Then the Jews took up stones again to stone Him. Jesus answered them, “Many good works I have shown you from My Father. For which of those works do you stone Me?” The Jews answered Him, saying, “For a good work we do not stone You, but for blasphemy, and because You, being a Man, make Yourself God.” John 10:31–33
Jesus fed people, healed the sick, even raised the dead. He did many good works. Why is it, then, that the Jews did not believe in Him—in fact, were downright hostile toward Him? For that matter, why are so many in our day combative when it comes to Jesus?
Refusal to Believe
As Jesus walked one day through Solomon’s porch, where rabbis often gathered to lecture their students, the Jews said to Him, “How long do You keep us in doubt? If You are the Christ, tell us plainly” (John 10:24). Jesus quite clearly met every scriptural criteria for the Messiah. He had also claimed on numerous occasions that He was indeed the promised Deliverer. The problem with the Jews’ unbelief was not a lack of evidence but a refusal to believe.
Jesus pointed this out. “You do not believe, because you are not of My sheep” (John 10:26). Why were they not His sheep? Jesus had appealed to them many times over. God hadn’t predetermined these people’s condemnation. They were not His sheep simply because they would not heed His Word.
Jesus clarified, “My sheep hear My voice, and I know them, and they follow Me. No one is able to snatch them out of My Father’s hand. I and My Father are one” (John 10:27, 29–30). At this the Jews took up stones to stone Him—the second time they had attempted to do so (see John 8:58–59). Jesus responded, “I have done many good works from My Father. For which of these do you stone Me?”
Why Are People So Upset?
We could ask people the same question today: “What exactly has Jesus done that’s got you so upset?” Humanists in our culture want to ban Jesus from the public arena. “That cross there on the hillside, it’s got to come down,” they say. “That nativity scene—we need to get rid of it.” The problem, really, is that human nature is set in a position of enmity against God.
The Jews answered, “We don’t stone You for good works but because You claim to be God.” The Jews understood that Jesus was claiming deity. They wouldn’t have picked up stones to throw at Him otherwise.
Over the months Jesus had done many things that the Jewish leaders themselves believed only God could do. The Jews knew the prophecies about the lame leaping for joy, the dumb speaking, the deaf hearing, and the blind seeing (see Isaiah 35:5–6). They knew that these miracles were the work of God—and the mark of the messianic kingdom.
“Look,” Jesus finally told the Jews, “if it’s just too hard for you to receive what I’m saying, since I’m a Galilean, a peasant, not educated in your system, then at least believe the works.” But the Jews were incensed. They sought to seize Him.

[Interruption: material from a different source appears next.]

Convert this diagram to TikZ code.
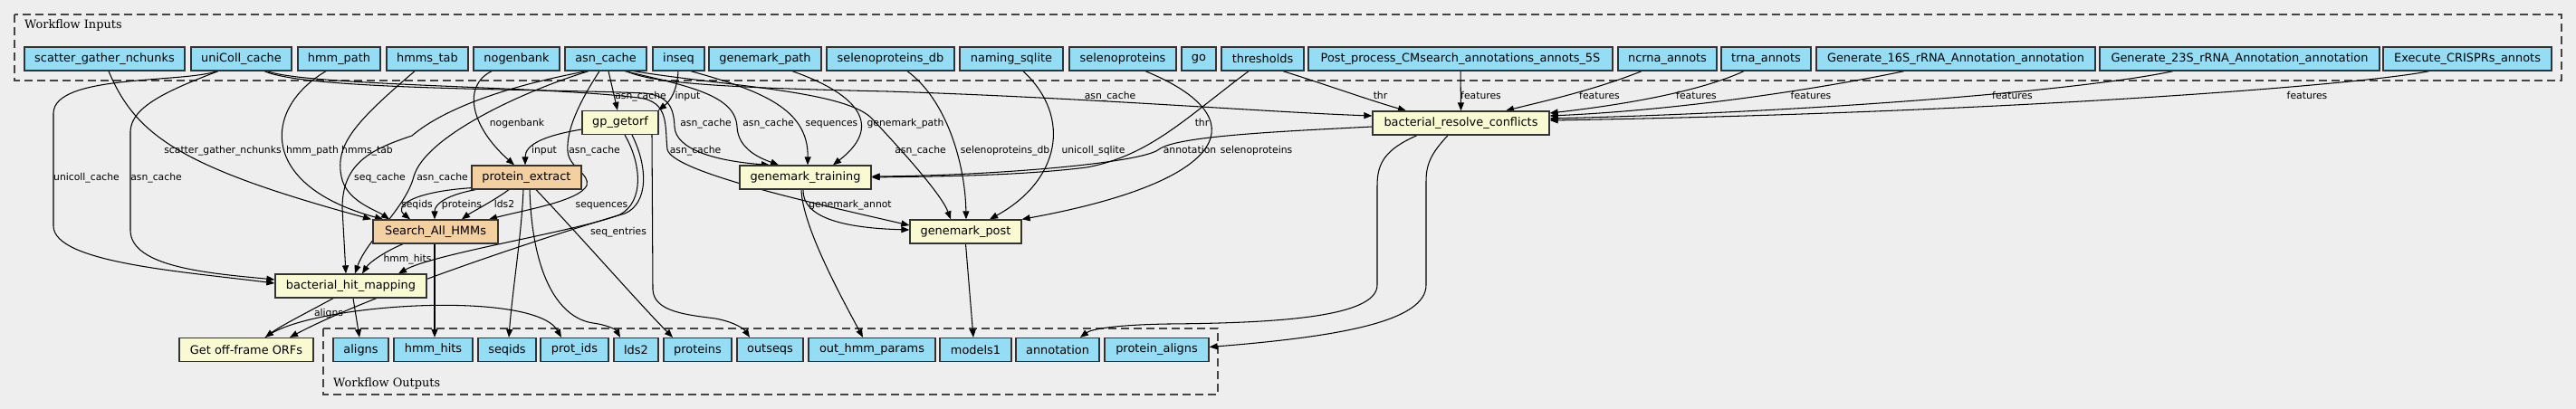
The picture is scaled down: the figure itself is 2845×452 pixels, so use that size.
\documentclass[tikz,border=0pt]{standalone}
\usepackage{fontspec}
\setmainfont{DejaVu Sans}
\newfontfamily\titlefont{DejaVu Serif}
\usetikzlibrary{arrows.meta}
\pgfdeclarelayer{bglayer}
\pgfdeclarelayer{edgelayer}
\pgfsetlayers{bglayer,edgelayer,main}
\definecolor{bgc}{HTML}{EEEEEE}
\definecolor{inblue}{HTML}{94DDF4}
\definecolor{stepyellow}{HTML}{FAFAD2}
\definecolor{steporange}{HTML}{F4CFA0}
\definecolor{nodeborder}{HTML}{333333}
\definecolor{clusborder}{HTML}{444444}
\tikzset{
 base/.style={draw=nodeborder, line width=1.3pt, minimum height=26pt, inner sep=0pt, font=\fontsize{12.9}{15}\selectfont},
 inp/.style={base, fill=inblue},
 stepy/.style={base, fill=stepyellow},
 stepo/.style={base, fill=steporange},
 edge/.style={draw=black, line width=1.05pt, -{Triangle[length=9pt,width=7pt]}},
 elab/.style={font=\fontsize{10.8}{12}\selectfont, inner sep=0pt, anchor=base},
 clus/.style={draw=clusborder, line width=1.3pt, dash pattern=on 9pt off 5pt},
 ctitle/.style={font=\titlefont\fontsize{12.9}{15}\selectfont, inner sep=0pt, anchor=base west},
}
\begin{document}
\begin{tikzpicture}[x=1pt,y=-1pt]
\useasboundingbox (0,0) rectangle (2845,452);
\begin{pgfonlayer}{bglayer}
\fill[bgc] (0,0) rectangle (2845,452);
\draw[clus] (16,16) rectangle (2829,89);
\draw[clus] (357,363) rectangle (1345,436);
\end{pgfonlayer}
\node[ctitle] (tin) at (27,32) {Workflow Inputs};
\node[ctitle] (tout) at (368,427) {Workflow Outputs};
% inputs
\node[inp, minimum width=177pt] (sgn) at (115.5,65) {scatter\_gather\_nchunks};
\node[inp, minimum width=111pt] (ucc) at (266.5,65) {uniColl\_cache};
\node[inp, minimum width=91pt] (hmmp) at (374.5,65) {hmm\_path};
\node[inp, minimum width=90pt] (hmmt) at (472,65) {hmms\_tab};
\node[inp, minimum width=95pt] (nogb) at (570.5,65) {nogenbank};
\node[inp, minimum width=90pt] (asnc) at (669,65) {asn\_cache};
\node[inp, minimum width=57pt] (inseq) at (749.5,65) {inseq};
\node[inp, minimum width=124pt] (gmp) at (845,65) {genemark\_path};
\node[inp, minimum width=141pt] (seldb) at (983.5,65) {selenoproteins\_db};
\node[inp, minimum width=114pt] (nsql) at (1117,65) {naming\_sqlite};
\node[inp, minimum width=118pt] (selp) at (1240,65) {selenoproteins};
\node[inp, minimum width=38pt] (go) at (1324,65) {go};
\node[inp, minimum width=91pt] (thr) at (1394.5,65) {thresholds};
\node[inp, minimum width=336pt] (pp5s) at (1613,65) {Post\_process\_CMsearch\_annotations\_annots\_5S};
\node[inp, minimum width=109pt] (ncrna) at (1841.5,65) {ncrna\_annots};
\node[inp, minimum width=99pt] (trna) at (1950.5,65) {trna\_annots};
\node[inp, minimum width=308pt] (g16) at (2160,65) {Generate\_16S\_rRNA\_Annotation\_annotation};
\node[inp, minimum width=309pt] (g23) at (2473.5,65) {Generate\_23S\_rRNA\_Annotation\_annotation};
\node[inp, minimum width=186pt] (crispr) at (2725,65) {Execute\_CRISPRs\_annots};
% steps
\node[stepy, minimum width=84pt] (gpo) at (685,135.5) {gp\_getorf};
\node[stepo, minimum width=121pt] (pe) at (581.5,196) {protein\_extract};
\node[stepy, minimum width=145pt] (gmt) at (889.5,196) {genemark\_training};
\node[stepy, minimum width=195pt] (brc) at (1613.5,136) {bacterial\_resolve\_conflicts};
\node[stepo, minimum width=138pt] (sah) at (481,256) {Search\_All\_HMMs};
\node[stepy, minimum width=123pt] (gmpo) at (1066.5,256) {genemark\_post};
\node[stepy, minimum width=167pt] (bhm) at (387.5,316) {bacterial\_hit\_mapping};
\node[stepy, minimum width=148pt] (orf) at (272,386.5) {Get off-frame ORFs};
% outputs
\node[inp, minimum width=61pt] (aligns) at (398.5,386.5) {aligns};
\node[inp, minimum width=87pt] (hmmh) at (478.5,386.5) {hmm\_hits};
\node[inp, minimum width=64pt] (seqids) at (560,386.5) {seqids};
\node[inp, minimum width=75pt] (pid) at (634.5,386.5) {prot\_ids};
\node[inp, minimum width=49pt] (lds) at (702.5,386.5) {lds2};
\node[inp, minimum width=75pt] (prot) at (770.5,386.5) {proteins};
\node[inp, minimum width=73pt] (outs) at (850.5,386.5) {outseqs};
\node[inp, minimum width=140pt] (ohp) at (963,386.5) {out\_hmm\_params};
\node[inp, minimum width=79pt] (mod) at (1077.5,386.5) {models1};
\node[inp, minimum width=92pt] (annot) at (1168,386.5) {annotation};
\node[inp, minimum width=115pt] (pa) at (1277.5,386.5) {protein\_aligns};
% edges
\begin{pgfonlayer}{edgelayer}
\draw[edge] ([xshift=4.5pt]sgn.south) .. controls (150,150) and (200,185) .. ([xshift=-71pt]sah.north);
\draw[edge] ([xshift=-26.5pt]ucc.south) .. controls (200,92) and (60,82) .. (59,125) -- (59,250) .. controls (60,290) and (200,300) .. ([yshift=3pt]bhm.west);
\draw[edge] ([xshift=-25.5pt]ucc.south) .. controls (185,100) and (145,118) .. (144,145) -- (144,255) .. controls (145,295) and (230,302) .. ([yshift=7pt]bhm.west);
\draw[edge] ([xshift=-14.5pt]hmmp.south) .. controls (290,120) and (285,205) .. ([xshift=-58pt]sah.north);
\draw[edge] ([xshift=-14pt]hmmt.south) .. controls (392,135) and (370,160) .. (377,195) .. controls (382,222) and (415,232) .. ([xshift=-51pt]sah.north);
\draw[edge] ([xshift=-21pt]asnc.south) .. controls (560,95) and (490,120) .. (455,150) .. controls (410,165) and (378,180) .. (378,230) -- ([xshift=-5.5pt]bhm.north);
\draw[edge] ([xshift=-19pt]asnc.south) .. controls (580,100) and (470,150) .. (457,195) .. controls (448,230) and (405,265) .. ([xshift=4.5pt]bhm.north);
\draw[edge] ([xshift=-7pt]asnc.south) .. controls (645,105) and (625,140) .. (627,167) .. controls (628,185) and (652,192) .. (648,205) .. controls (640,222) and (580,232) .. ([xshift=59pt]sah.north);
\draw[edge] ([xshift=3pt]asnc.south) -- ([xshift=-3pt]gpo.north);
\draw[edge] ([xshift=-0.5pt]inseq.south) .. controls (748,100) and (740,112) .. ([xshift=42pt]gpo.north);
\draw[edge] ([xshift=-27.5pt]nogb.south) .. controls (510,95) and (520,140) .. ([xshift=-13.5pt]pe.north);
\draw[edge] ([yshift=-7.5pt]gpo.west) .. controls (600,150) and (580,160) .. ([xshift=-1.5pt]pe.north);
\draw[edge] ([yshift=2pt]pe.south west) .. controls (455,212) and (435,228) .. ([xshift=-28pt]sah.north);
\draw[edge] ([xshift=5pt]pe.south west) .. controls (495,215) and (480,225) .. ([xshift=-1pt]sah.north);
\draw[edge] ([xshift=-19.5pt]pe.south) .. controls (545,222) and (520,235) .. ([xshift=29pt]sah.north);
\draw[edge] ([xshift=-36pt]sah.south) .. controls (425,278) and (408,290) .. ([xshift=12.5pt]bhm.north);
\draw[edge] ([xshift=5pt]gpo.south) .. controls (708,180) and (712,222) .. (685,237) .. controls (640,255) and (480,280) .. ([xshift=52.5pt]bhm.north);
\draw[edge] ([xshift=13pt]gpo.south) .. controls (716,185) and (716,225) .. (690,236) .. controls (640,250) and (420,320) .. ([xshift=48pt]orf.north);
\draw[edge] ([xshift=-19.5pt]bhm.south) .. controls (340,345) and (310,360) .. ([xshift=21pt]orf.north);
\draw[edge] ([xshift=21pt]orf.north) .. controls (340,335) and (590,320) .. ([xshift=-14.5pt]pid.north);
\draw[edge] ([xshift=2.5pt]bhm.south) -- ([xshift=-1.5pt]aligns.north);
\draw[edge] ([xshift=-1pt]sah.south) -- ([xshift=1.5pt]hmmh.north);
\draw[edge] ([xshift=-3.5pt]pe.south) .. controls (576,260) and (566,320) .. ([xshift=2pt]seqids.north);
\draw[edge] ([xshift=3.5pt]pe.south) .. controls (588,310) and (620,352) .. (655,357) .. controls (670,359) and (680,364) .. ([xshift=-17.5pt]lds.north);
\draw[edge] ([xshift=10.5pt]pe.south) .. controls (640,260) and (710,340) .. ([xshift=-27.5pt]prot.north);
\draw[edge] ([xshift=35pt]gpo.south) -- (721,320) .. controls (722,345) and (760,348) .. (790,352) .. controls (812,356) and (822,364) .. ([xshift=-22.5pt]outs.north);
\draw[edge] ([xshift=-4.5pt]gmt.south) .. controls (886,250) and (930,330) .. ([xshift=-10pt]ohp.north);
\draw[edge] (gmpo.south) -- ([xshift=-2.5pt]mod.north);
\draw[edge] ([xshift=-48.5pt]brc.south) .. controls (1530,165) and (1521,180) .. (1521,205) -- (1521,315) .. controls (1521,352) and (1400,357) .. (1290,358) .. controls (1230,359) and (1205,364) .. ([xshift=25pt]annot.north);
\draw[edge] ([xshift=-14.5pt]brc.south) .. controls (1582,168) and (1575,180) .. (1575,200) -- (1575,315) .. controls (1575,355) and (1480,372) .. ([yshift=3pt]pa.east);
\draw[edge] ([xshift=-2.5pt]gmt.south) .. controls (886,240) and (930,252) .. ([yshift=2pt]gmpo.west);
\draw[edge] ([xshift=28.5pt]ucc.south) .. controls (340,95) and (600,95) .. (705,108) .. controls (740,112) and (734,140) .. (737,165) .. controls (742,190) and (900,225) .. ([yshift=7pt]gmpo.west);
\draw[edge] ([xshift=25.5pt]ucc.south) .. controls (340,100) and (600,98) .. (712,103) .. controls (738,106) and (744,118) .. (745,140) .. controls (746,165) and (790,178) .. ([xshift=-39.5pt]gmt.north);
\draw[edge] ([xshift=21pt]asnc.south) .. controls (760,95) and (812,105) .. (814,140) .. controls (815,165) and (840,175) .. ([xshift=-29.5pt]gmt.north);
\draw[edge] ([xshift=13.5pt]inseq.south) .. controls (840,100) and (893,120) .. ([xshift=2.5pt]gmt.north);
\draw[edge] ([xshift=30pt]gmp.south) .. controls (950,105) and (975,140) .. ([xshift=30.5pt]gmt.north);
\draw[edge] ([xshift=31pt]asnc.south) .. controls (800,95) and (930,100) .. (962,130) .. controls (995,165) and (1040,215) .. ([xshift=-16.5pt]gmpo.north);
\draw[edge] ([xshift=18.5pt]seldb.south) .. controls (1045,110) and (1066,180) .. ([xshift=0.5pt]gmpo.north);
\draw[edge] ([xshift=13pt]nsql.south) .. controls (1185,130) and (1170,200) .. ([xshift=26.5pt]gmpo.north);
\draw[edge] ([xshift=25pt]selp.south) .. controls (1390,130) and (1360,200) .. (gmpo.north east);
\draw[edge] ([xshift=-15.5pt]thr.south) .. controls (1310,130) and (1270,172) .. (1200,185) .. controls (1120,195) and (1020,195) .. (gmt.east);
\draw[edge] ([yshift=-4pt]brc.west) .. controls (1420,145) and (1300,150) .. (1280,165) .. controls (1262,180) and (1100,194) .. ([yshift=1pt]gmt.east);
\draw[edge] ([xshift=22.5pt]thr.south) .. controls (1460,92) and (1510,110) .. ([xshift=-60.5pt]brc.north);
\draw[edge] ([xshift=23pt]asnc.south) .. controls (720,92) and (800,97) .. (980,101) .. controls (1200,108) and (1400,124) .. ([yshift=8pt]brc.west);
\draw[edge] (pp5s.south) -- (brc.north);
\draw[edge] ([xshift=-28.5pt]ncrna.south) .. controls (1760,100) and (1700,113) .. ([xshift=49.5pt]brc.north);
\draw[edge] ([xshift=-24.5pt]trna.south) .. controls (1880,100) and (1800,115) .. ([yshift=11pt]brc.east);
\draw[edge] ([xshift=-57pt]g16.south) .. controls (2000,100) and (1850,122) .. ([yshift=8pt]brc.east);
\draw[edge] ([xshift=-73.5pt]g23.south) .. controls (2300,100) and (2000,124) .. ([yshift=5pt]brc.east);
\draw[edge] ([xshift=-42pt]crispr.south) .. controls (2600,95) and (2200,125) .. ([yshift=3pt]brc.east);
\end{pgfonlayer}
% edge labels
\node[elab] (l1) at (246,169) {scatter\_gather\_nchunks};
\node[elab] (l2) at (95.5,199) {unicoll\_cache};
\node[elab] (l3) at (172.5,199) {asn\_cache};
\node[elab] (l4) at (345,169) {hmm\_path};
\node[elab] (l5) at (405.5,169) {hmms\_tab};
\node[elab] (l6) at (419.5,199) {seq\_cache};
\node[elab] (l7) at (488.5,199) {asn\_cache};
\node[elab] (l8) at (656.5,169) {asn\_cache};
\node[elab] (l9) at (707.5,109) {asn\_cache};
\node[elab] (l10) at (759.5,109) {input};
\node[elab] (l11) at (571,139) {nogenbank};
\node[elab] (l12) at (601,169) {input};
\node[elab] (l13) at (460.5,229) {seqids};
\node[elab] (l14) at (510,229) {proteins};
\node[elab] (l15) at (557,229) {lds2};
\node[elab] (l16) at (450,289) {hmm\_hits};
\node[elab] (l17) at (664.5,229) {sequences};
\node[elab] (l18) at (683,259) {seq\_entries};
\node[elab] (l19) at (363,349) {aligns};
\node[elab] (l20) at (939,229) {genemark\_annot};
\node[elab] (l21) at (768,169) {asn\_cache};
\node[elab] (l22) at (779.5,139) {asn\_cache};
\node[elab] (l23) at (848.5,139) {asn\_cache};
\node[elab] (l24) at (918.5,139) {sequences};
\node[elab] (l25) at (1000,139) {genemark\_path};
\node[elab] (l26) at (1016.5,169) {asn\_cache};
\node[elab] (l27) at (1110,169) {selenoproteins\_db};
\node[elab] (l28) at (1207.5,169) {unicoll\_sqlite};
\node[elab] (l29) at (1314,169) {annotation};
\node[elab] (l30) at (1387.5,169) {selenoproteins};
\node[elab] (l31) at (1327.5,139) {thr};
\node[elab] (l32) at (1524.5,109) {thr};
\node[elab] (l33) at (1226,109) {asn\_cache};
\node[elab] (l34) at (1635.5,109) {features};
\node[elab] (l35) at (1766.5,109) {features};
\node[elab] (l36) at (1873.5,109) {features};
\node[elab] (l37) at (2000,109) {features};
\node[elab] (l38) at (2222.5,109) {features};
\node[elab] (l39) at (2548,109) {features};
\end{tikzpicture}
\end{document}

Despite the leaders’ continued resistance, many of the common people looked at the situation rationally. As they observed what Jesus said and did and, no doubt, heard Him debate the Jews, they said, “This has got to be the Messiah.” Another gospel tells us, “the common people heard Him gladly” (Mark 12:37).
Many today, like these people, will hear the Lord gladly. But others, no matter how much evidence they see, have already made up their minds to resist. Why? Well, Jesus said it: “You are not My sheep.”
In this conversation Jesus extended His gracious invitation to the Jews, in a sense, one last time. After this He left Jerusalem, and He wouldn’t return until His final week of ministry. It appears that His striving with the Jewish leaders had ended. Just as in the time of Noah, when God said that His “Spirit shall not strive with man forever” (Genesis 6:3), a person can resist God to the point of no return. And even God Himself cannot help a person who arrives at that point.
A Real Threat
Antagonism toward Jesus is a strong apologetic that He is somebody significant. No one exerts hostility toward something that isn’t a real threat. This bolsters our faith. When you are faced with opposition for the sake of the gospel, take courage. Ask the Lord to strengthen and steady you in your faith, and be fervent in prayer for those who resist the love of Christ.